Somers specifically noted that the city’s Historical Commission initially reviewed the project but that it should have continued moving up the city’s approval ladder – ending with a final vote by the city council. Instead, the shed’s construction was approved at the city staff level after the lone round of commission review. She attributed the item’s approval to a staff miscommunication.

“There was no ill intent,” said Somers, who apologized for the administrative error at the outset of the discussion, which also included Assistant City Manager James Walgren. “It should have gone to the council because it was built on public property.”

The error prompted Councilwoman Val Carpenter to initiate a discussion on the city’s internal approval process. Reached by the Town Crier, Carpenter said she only learned of the shed’s construction via a personal inquiry by a resident. She added that knowledge of the item was a matter of transparency.

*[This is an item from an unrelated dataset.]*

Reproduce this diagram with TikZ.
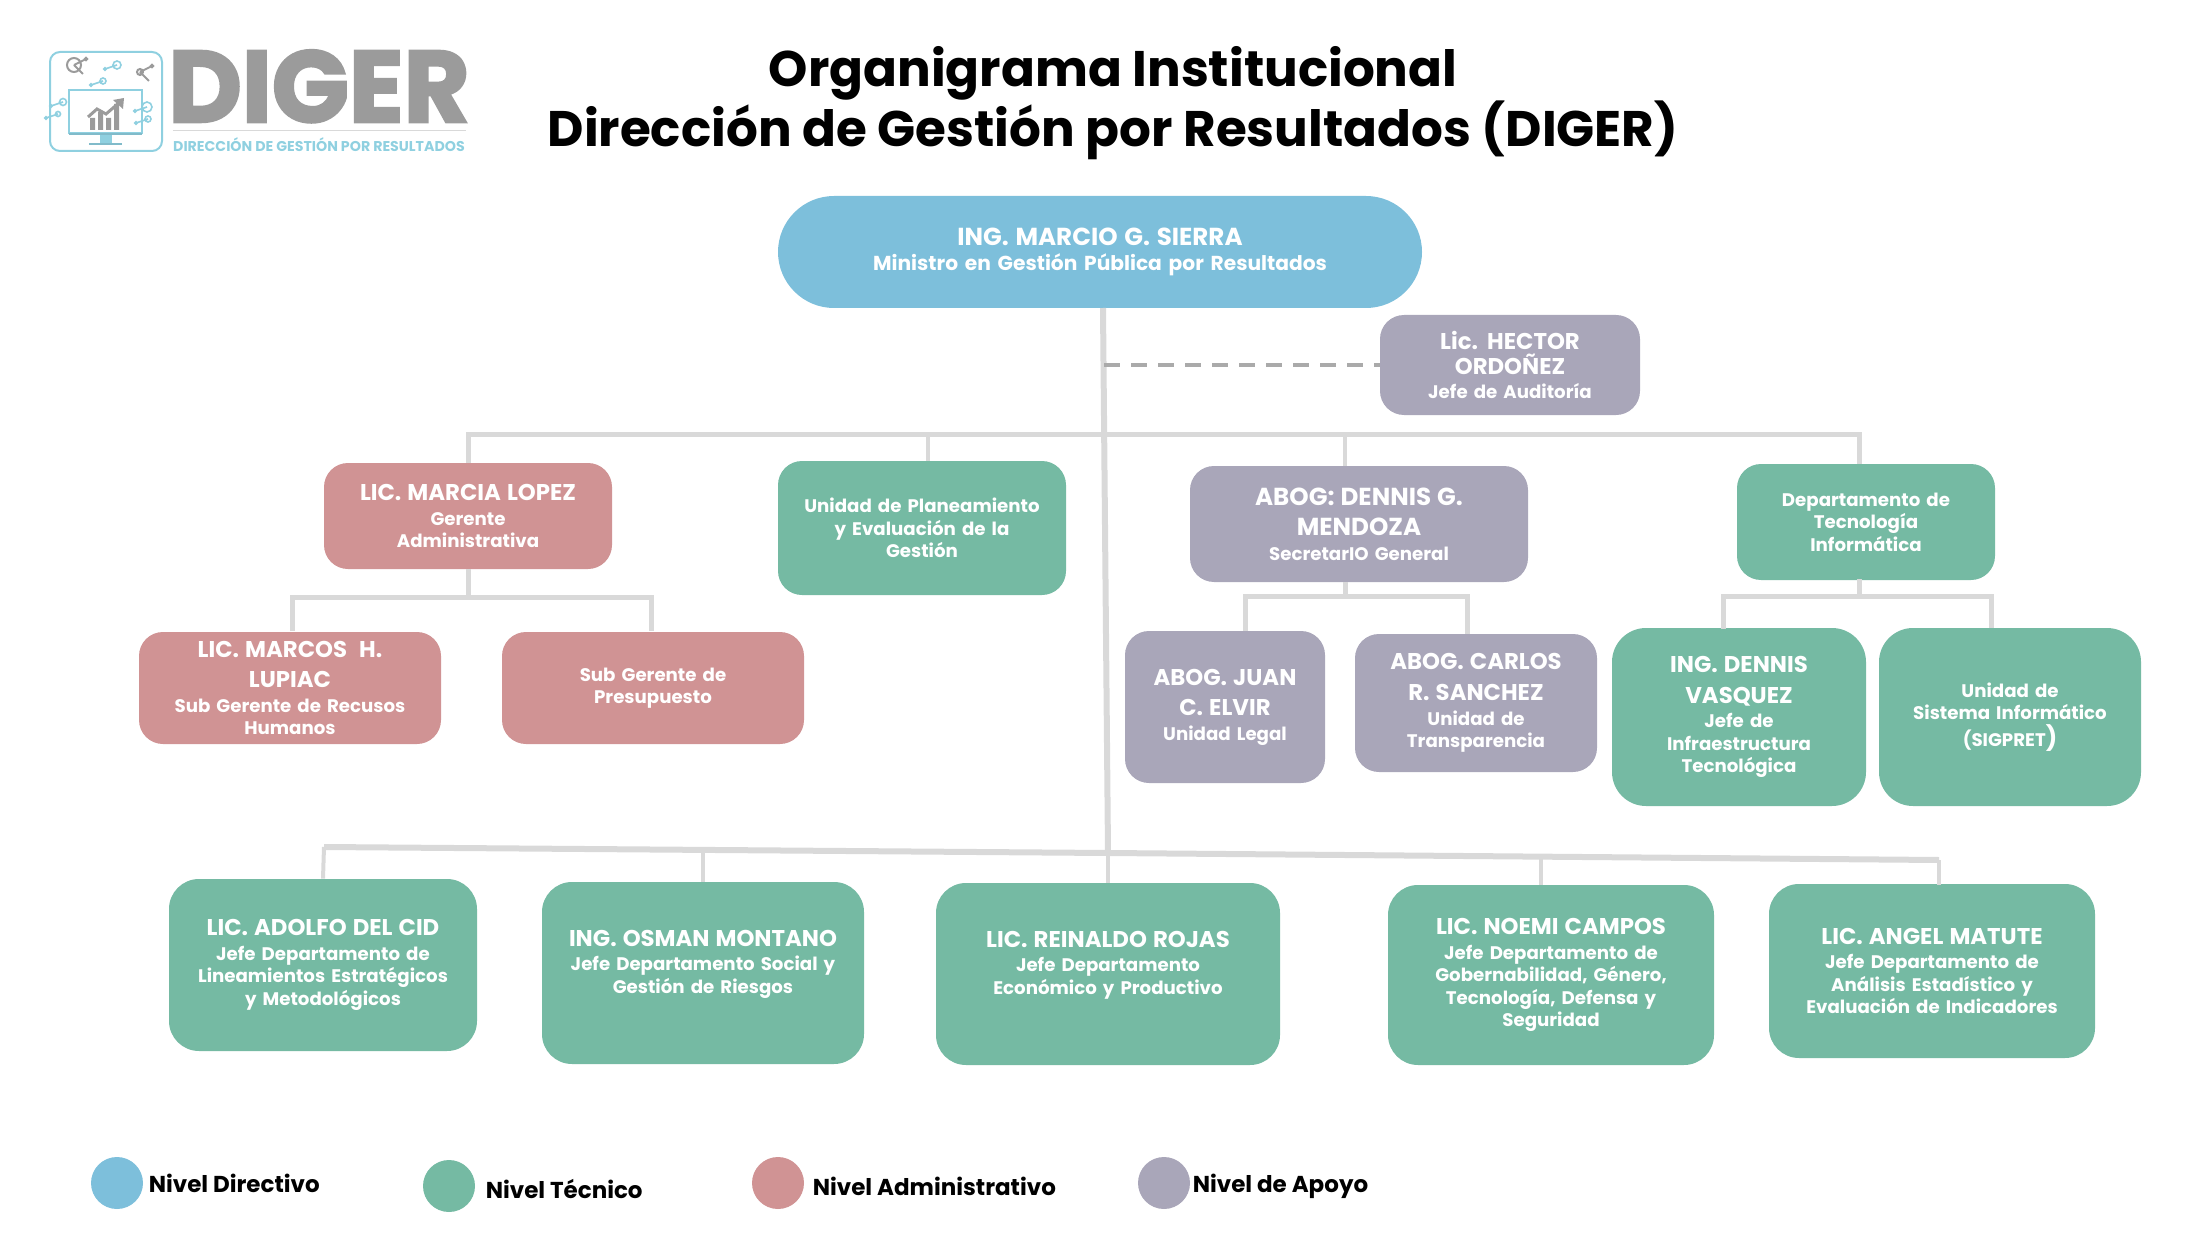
\documentclass[tikz,border=0pt]{standalone}
\usepackage{fontspec}
\setmainfont{Poppins}
\newfontfamily\logofont[BoldFeatures={FakeBold=2.5}]{Poppins}
\usetikzlibrary{positioning}

\definecolor{azul}{HTML}{7DBFDB}
\definecolor{verde}{HTML}{75BAA3}
\definecolor{rosa}{HTML}{D09394}
\definecolor{lila}{HTML}{A9A6B9}
\definecolor{linea}{HTML}{D9D9D9}
\definecolor{gris}{HTML}{9B9B9B}
\definecolor{celeste}{HTML}{8FD0E0}

\newcommand{\nombre}[2][11.4]{{\fontsize{#1}{13}\selectfont #2}\\[1pt]}
\newcommand{\nombreb}[2][11.4]{{\fontsize{#1}{13}\selectfont #2}\\[4pt]}

\begin{document}
\begin{tikzpicture}[
            x=0.5pt, y=-0.5pt,
            every node/.style={ inner sep=0pt },
            cargo/.style={ text=white, align=center, rounded corners=12pt, text width=#1,
                font=\fontsize{9.1}{11.3}\selectfont\bfseries },
            cargo/.default=130pt,
            conn/.style={ draw=linea, line width=2.5pt },
            punto/.style={ circle, minimum size=26pt },
            nivel/.style={ font=\fontsize{11.5}{13}\selectfont\bfseries, right=2.5pt of #1 }
        ]
        \useasboundingbox (0,0) rectangle (2206,1241);

        % logo
        \draw[celeste, line width=1pt, rounded corners=5pt] (50,52) rectangle (162,151);
        \draw[celeste, line width=0.7pt] (69,90) rectangle (142,133);
        \fill[celeste!90!black] (69,133) rectangle (142,135);
        \fill[celeste] (100,135) rectangle (112,143);
        \fill[celeste!90!black] (89,143) rectangle (122,145);
        \fill[gris] (90,130) rectangle (95,118) (98,130) rectangle (103,112) (106,130) rectangle (111,118) (114,130) rectangle (119,104);
        \draw[gris, line width=1.5pt] (88,117) -- (97,109) -- (106,114) -- (120,102);
        \fill[gris] (124,98) -- (113,100) -- (123,109) -- cycle;
        \foreach \x/\y/\r in {117/65/4, 103/81/3, 63/102/3.5, 147/107/5, 58/114/2.5, 148/119/3}
            \draw[celeste, line width=0.8pt] (\x,\y) circle (\r) -- (\x-12,\y+4) circle (1.2);
        \foreach \x/\y/\r in {74/65/7, 140/72/3}
            \draw[gris, line width=1pt] (\x,\y) circle (\r) -- (\x+9,\y+9) (\x,\y) -- (\x+12,\y-6) circle (1.2);
        \node[text=gris, text height=35pt, text depth=0pt] (marca) at (319,87) {\logofont\fontsize{50.6}{50}\selectfont\bfseries DIGER};
        \node[text=celeste, text height=5pt, text depth=0pt, font=\fontsize{7.1}{8}\selectfont\bfseries] (lema) at (319,147) {DIRECCIÓN DE GESTIÓN POR RESULTADOS};
        \draw[linea, line width=0.4pt] (lema.north west) ++(0,-11) -- ++(293,0);

        % titulo
        \node[align=center, font=\fontsize{25}{30}\selectfont\bfseries] (titulo) at (1113,103) {Organigrama Institucional\\Dirección de Gestión por Resultados (DIGER)};

        % nivel directivo
        \node[cargo=280pt, fill=azul, minimum width=322pt, minimum height=56pt, rounded corners=28pt, font=\fontsize{10.1}{11.3}\selectfont\bfseries] (sierra) at (1100,252) {\nombre[12.3]{ING. MARCIO G. SIERRA}Ministro en Gestión Pública por Resultados};
        \node[cargo=120pt, fill=lila, minimum width=130pt, minimum height=50pt] (hector) at (1510,365) {\nombre{Lic. HECTOR}\nombre{ORDOÑEZ}Jefe de Auditoría};

        % segundo nivel
        \node[cargo, fill=rosa, minimum width=144pt, minimum height=53pt] (marcia) at (468,516) {\nombre{LIC. MARCIA LOPEZ}Gerente\\Administrativa};
        \node[cargo, fill=verde, minimum width=144pt, minimum height=67pt] (planeamiento) at (922,528) {Unidad de Planeamiento\\y Evaluación de la\\Gestión};
        \node[cargo, fill=lila, minimum width=169pt, minimum height=58pt] (mendoza) at (1359,524) {\nombreb[12.3]{ABOG: DENNIS G.}\nombre[12.3]{MENDOZA}SecretarIO General};
        \node[cargo=120pt, fill=verde, minimum width=129pt, minimum height=58pt] (depto) at (1866,522) {Departamento de\\Tecnología\\Informática};

        % tercer nivel
        \node[cargo, fill=rosa, minimum width=151pt, minimum height=56pt] (marcos) at (290,688) {\nombreb{LIC. MARCOS~~H.}\nombre{LUPIAC}Sub Gerente de Recusos\\Humanos};
        \node[cargo, fill=rosa, minimum width=151pt, minimum height=56pt] (presupuesto) at (653,688) {Sub Gerente de\\Presupuesto};
        \node[cargo=90pt, fill=lila, minimum width=100pt, minimum height=76pt] (juan) at (1225,707) {\nombreb{ABOG. JUAN}\nombre{C. ELVIR}Unidad Legal};
        \node[cargo=110pt, fill=lila, minimum width=121pt, minimum height=69pt] (carlos) at (1476,703) {\nombreb{ABOG. CARLOS}\nombre{R. SANCHEZ}Unidad de\\Transparencia};
        \node[cargo=115pt, fill=verde, minimum width=127pt, minimum height=89pt, rounded corners=17pt] (dennis) at (1739,717) {\nombreb{ING. DENNIS}\nombre{VASQUEZ}Jefe de\\Infraestructura\\Tecnológica};
        \node[cargo=122pt, fill=verde, minimum width=131pt, minimum height=89pt, rounded corners=17pt] (sigpret) at (2010,717) {Unidad de\\Sistema Informático\\[2pt](SIGPRET{\large)}};

        % jefes de departamento
        \node[cargo=150pt, fill=verde, minimum width=154pt, minimum height=86pt, rounded corners=15pt] (adolfo) at (323,965) {\nombre{LIC. ADOLFO DEL CID}Jefe Departamento de\\Lineamientos Estratégicos\\y Metodológicos};
        \node[cargo=150pt, fill=verde, minimum width=161pt, minimum height=91pt, rounded corners=15pt] (osman) at (703,973) {\nombre{ING. OSMAN MONTANO}Jefe Departamento Social y\\Gestión de Riesgos\\~};
        \node[cargo=150pt, fill=verde, minimum width=172pt, minimum height=91pt, rounded corners=15pt] (reinaldo) at (1108,974) {\nombre{LIC. REINALDO ROJAS}Jefe Departamento\\Económico y Productivo\\~};
        \node[cargo=160pt, fill=verde, minimum width=163pt, minimum height=90pt, rounded corners=15pt] (noemi) at (1551,975) {\nombre{LIC. NOEMI CAMPOS}Jefe Departamento de\\Gobernabilidad, Género,\\Tecnología, Defensa y\\Seguridad};
        \node[cargo=160pt, fill=verde, minimum width=163pt, minimum height=87pt, rounded corners=15pt] (angel) at (1932,971) {\nombre{LIC. ANGEL MATUTE}Jefe Departamento de\\Análisis Estadístico y\\Evaluación de Indicadores};

        % leyenda
        \node[punto, fill=azul] (pdirectivo) at (117,1183) {};
        \node[nivel=pdirectivo] (ldirectivo) {Nivel Directivo};
        \node[punto, fill=verde] (ptecnico) at (449,1186) {};
        \node[nivel=ptecnico, xshift=2.5pt, yshift=-1.5pt] (ltecnico) {Nivel Técnico};
        \node[punto, fill=rosa] (padmin) at (778,1183) {};
        \node[nivel=padmin, xshift=1.5pt, yshift=-1.5pt] (ladmin) {Nivel Administrativo};
        \node[punto, fill=lila] (papoyo) at (1164,1183) {};
        \node[nivel=papoyo, xshift=-1.5pt, yshift=-1.5pt] (lapoyo) {Nivel de Apoyo};

        % puntos de paso
        \coordinate (troncoa) at (1103,308);
        \coordinate (troncob) at (1108,853);
        \coordinate (auditoria) at (1104,365);
        \coordinate (busa) at (1859,434);
        \coordinate (plantop) at (928,461);
        \coordinate (mendtop) at (1345,466);
        \coordinate (depttop) at (1859,464);
        \coordinate (mendbot) at (1345,582);
        \coordinate (deptbot) at (1859,579);
        \coordinate (juantop) at (1245,631);
        \coordinate (carltop) at (1467,634);
        \coordinate (denntop) at (1723,629);
        \coordinate (sigptop) at (1991,628);
        \coordinate (marctop) at (292,631);
        \coordinate (prestop) at (651,631);
        \coordinate (adolfo-bus) at (324,847);
        \coordinate (osman-bus) at (703,850);
        \coordinate (noemi-bus) at (1541,857);
        \coordinate (noemi-top) at (1541,885);
        \coordinate (angel-bus) at (1939,860);
        \coordinate (angel-top) at (1939,885);

        % conectores
        \draw[conn, line width=3pt] (troncoa) -- (troncob);
        \draw[gris!85, line width=1.8pt, dash pattern=on 8pt off 5.5pt] (auditoria) -- (hector.west);
        \draw[conn] (marcia.north) |- (busa) -- (depttop);
        \draw[conn, line width=2pt] (plantop |- busa) -- (plantop);
        \draw[conn, line width=2pt] (mendtop |- busa) -- (mendtop);
        \draw[conn] (marcia.south) -- ++(0,28);
        \draw[conn] (marctop) |- (prestop |- {0,597}) -- (prestop);
        \draw[conn] (mendbot) -- ++(0,14);
        \draw[conn] (juantop) |- (carltop |- {0,596}) -- (carltop);
        \draw[conn] (deptbot) -- ++(0,17);
        \draw[conn] (denntop) |- (sigptop |- {0,596}) -- (sigptop);
        \draw[conn, line width=3pt] (adolfo-bus) -- (troncob) -- (angel-bus);
        \draw[conn, line width=2pt] (adolfo-bus) -- (adolfo.north);
        \draw[conn, line width=2pt] (osman-bus) -- (osman.north);
        \draw[conn, line width=2pt] (troncob) -- (reinaldo.north);
        \draw[conn, line width=2pt] (noemi-bus) -- (noemi-top);
        \draw[conn, line width=2pt] (angel-bus) -- (angel-top);
    \end{tikzpicture}
\end{document}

“It’s on public land. … How is it that this didn’t go through a full public process?” asked Carpenter, who noted that she initially sought a discussion on the item in April. “I never want to be surprised by anything that happens in the city.”

Carpenter also sought information on other projects approved at the city staff level, including the redevelopment of 242 State St., formerly the home of Ristorante Il Porcino. The new-look space is currently the site of the San Francisco Museum of Modern Art’s “Project Los Altos” exhibits.

Somers noted that the administrative-level approval of 242 State St. fall within city regulations, which allow internal approval of redevelopments if the existing structure is increased by 500 square feet or less.

The lengthy discussion included review of other small projects approved by city staff, including a pool at The Terraces at Los Altos. Ultimately, the council opted for just one change: that any projects or changes related to the city’s downtown parking supply be brought to the council for review and final approval.

“In general, I was glad we finally got a chance to talk about it. … I think we did make some progress,” Carpenter said.